La parola agli imputati: c'è chi ha ribadito di essere estraneo alla vicenda e chi ha ammesso il proprio ruolo.
PARIGI - Gli imputati dei processi per gli attentati del 13 novembre 2015 hanno preso la parola in aula, come da loro richiesta.
Il primo a parlare è stato Salah Abdeslam, che fin dalla prima udienza si è mostrato il più irrequieto tra i militanti jihadisti alla sbarra. «Abbiamo attaccato la Francia, la popolazione, i civili ma non abbiamo niente di personale contro di essi. Abbiamo aggredito la Francia e niente altro».
«Far subire alla Francia lo stesso dolore che noi patiamo» - Abdeslam ha tenuto un discorso da soldato dello Stato Islamico, come lui stesso si è auto-definito nei giorni scorsi. «Gli aerei francesi che bombardano l'Isis non fanno distinzione tra uomini, donne e bambini». Lo scopo degli attacchi di Parigi è stato «far subire alla Francia lo stesso dolore che noi patiamo». È stato chiamato in causa anche l'ex presidente francese François Hollande: «Quando ha preso la decisione di attaccare lo Stato Islamico, sapeva che la decisione comportava dei rischi. Sapeva che dei francesi e delle francesi avrebbero incontrato la morte».
«Non voglio mentire» - Le parti civili presenti in aula hanno ascoltato con grande emozione le parole di Abdeslam, riferiscono i media francesi. Alcuni tremavano visibilmente, altri si stringevano l'uno all'altro. «So che alcuni dei miei propositi possono scioccare, urtare gli animi sensibili. Il mio scopo è di essere sincero nei confronti di queste persone che subiscono un dolore che non è misurabile. Il minimo che posso dare loro è l'essere sincero. Non voglio mentire» ha concluso Abdeslam.
«È assolutamente indegno» - Come detto, le parole di Abdeslam sono state molto forti da sentire per chi ha perso una o più persone chiare il 13 novembre. «Ho l'impressione che riesca a dissociare l'atto che ha commesso sei anni fa, vale a dire indossare una cintura esplosiva, e uccidere le persone» ha dichiarato uno dei sopravvissuti agli attacchi. «Siamo stati presi di mira, siamo stati colpiti personalmente e all'improvviso ci è stato detto apertamente: "Non è colpa tua, ma ehi eri lì, che sfortuna". È assolutamente indegno. È una mancanza di rispetto per le esperienze di tutte le vittime».

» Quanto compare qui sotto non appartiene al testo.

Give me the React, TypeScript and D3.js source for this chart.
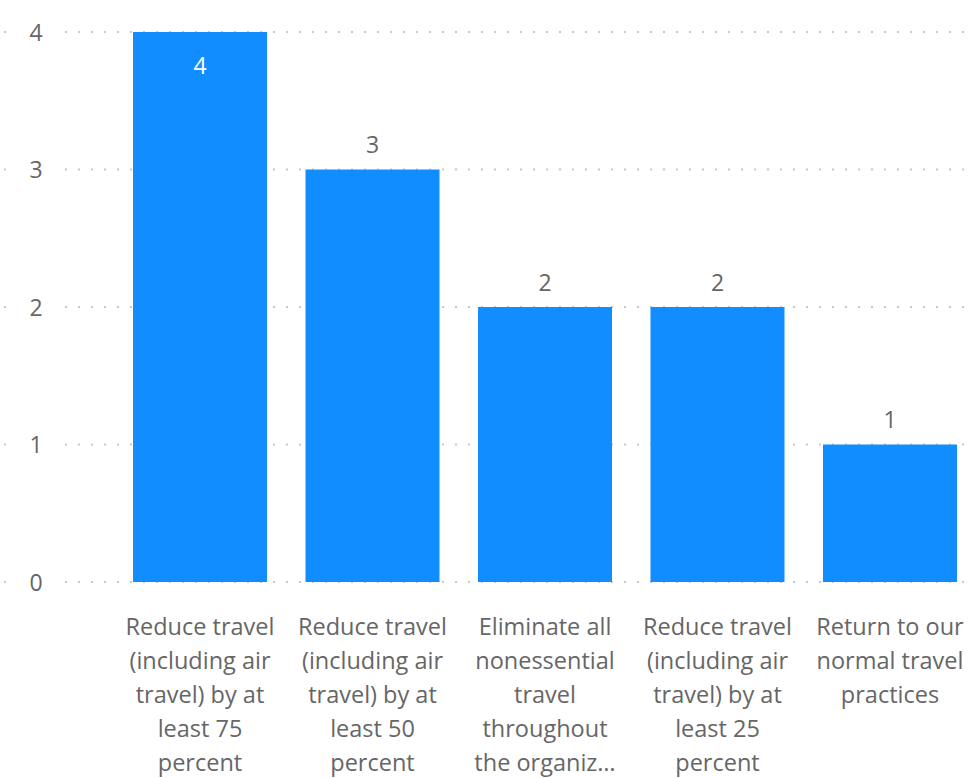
import React from "react";
import * as d3 from "d3";

const categories: string[] = [
  "Reduce travel (including air travel) by at least 75 percent",
  "Reduce travel (including air travel) by at least 50 percent",
  "Eliminate all nonessential travel throughout the organization",
  "Reduce travel (including air travel) by at least 25 percent",
  "Return to our normal travel practices",
];
const values: number[] = [4, 3, 2, 2, 1];
const categoryLabelLines: string[][] = [
  ["Reduce travel", "(including air", "travel) by at", "least 75", "percent"],
  ["Reduce travel", "(including air", "travel) by at", "least 50", "percent"],
  ["Eliminate all", "nonessential", "travel", "throughout", "the organiz…"],
  ["Reduce travel", "(including air", "travel) by at", "least 25", "percent"],
  ["Return to our", "normal travel", "practices"],
];
const yTicks: number[] = [0, 1, 2, 3, 4];

const W = 975;
const H = 778;
const FONT = "'Open Sans', 'DejaVu Sans', sans-serif";
const BLUE = "#118DFF";
const GREY = "#666666";

export default function App() {
  const y = d3.scaleLinear().domain([0, 4]).range([582, 32]);
  const pi = 38.5 / 172.5;
  const x = d3
    .scaleBand<string>()
    .domain(categories)
    .range([113.75, 976.25])
    .paddingInner(pi)
    .paddingOuter(pi / 2);

  return (
    <svg
      width={W}
      height={H}
      style={{ position: "absolute", left: 0, top: 0 }}
      fontFamily={FONT}
    >
      <rect width={W} height={H} fill="#fff" />
      {yTicks.map((t) => (
        <g key={t}>
          <line
            x1={4}
            x2={12}
            y1={y(t)}
            y2={y(t)}
            stroke="#c8c8c8"
            strokeWidth={2}
            strokeDasharray="2 11"
          />
          <line
            x1={65}
            x2={W}
            y1={y(t)}
            y2={y(t)}
            stroke="#c8c8c8"
            strokeWidth={2}
            strokeDasharray="2 11"
          />
          <text
            x={36}
            y={y(t) + 8.5}
            textAnchor="middle"
            fontSize={23}
            fill={GREY}
          >
            {t}
          </text>
        </g>
      ))}
      {categories.map((c, i) => {
        const v = values[i];
        const bx = x(c)!;
        const bw = x.bandwidth();
        const top = y(v);
        const inside = top - 42 < 10;
        return (
          <g key={c}>
            <rect x={bx} y={top} width={bw} height={y(0) - top} fill={BLUE} />
            <text
              x={bx + bw / 2}
              y={inside ? top + 42 : top - 16.5}
              textAnchor="middle"
              fontSize={23}
              fill={inside ? "#ffffff" : GREY}
            >
              {v}
            </text>
            {categoryLabelLines[i].map((ln, j) => (
              <text
                key={j}
                x={bx + bw / 2}
                y={634.5 + j * 34}
                textAnchor="middle"
                fontSize={23.5}
                fill={GREY}
              >
                {ln}
              </text>
            ))}
          </g>
        );
      })}
    </svg>
  );
}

Chi si dissocia... - Anche gli altri imputati si sono alzati in piedi e hanno preso la parola. «In nessun momento ho voluto fare del terrorismo» ha dichiarato Hamza Attou, uno dei due uomini che si è recato a Parigi per prendere Abdeslam dopo gli attacchi. «Mi hanno incollato l'etichetta di terrorista, io non sono un terrorista» ha aggiunto Mohamed Amri, il secondo uomo presente in quel viaggio. Molti dei presenti hanno «condannato fermamente» gli attentati e Yassine Attan, fratello di colui che è considerato il basista degli attacchi, Oussama Attar, ha chiesto che si faccia una precisa distinzione tra di loro. «Ancora una volta, sono innocente».
...e chi ammette - Per contro c'è chi ha riconosciuto la sua partecipazione agli attentati. È stato Mohammed Abrini, che ha detto di sperare «di essere in grado di fornire tutte le risposte alle domande che le persone potrebbero porre».
Sopralluogo solo al Bataclan - Dopo aver ascoltato le dichiarazioni degli imputati, la corte è passata agli investigatori. Un esponente dell'antiterrorismo ha spiegato che ci sono evidenze che siano stati compiuti sopralluoghi unicamente al Bataclan. Riguardo agli altri luoghi, «resta una ipotesi». Riguardo a quella sera, «abbiamo fallito» ha aggiunto l'agente. «Ci siamo occupati di Charlie Hebdo, ci siamo ritrovati in qualcosa di peggiore». Lo «scacco» subito quella notte è stato cocente, anche «non sono certo che avessimo i mezzi per impedirlo».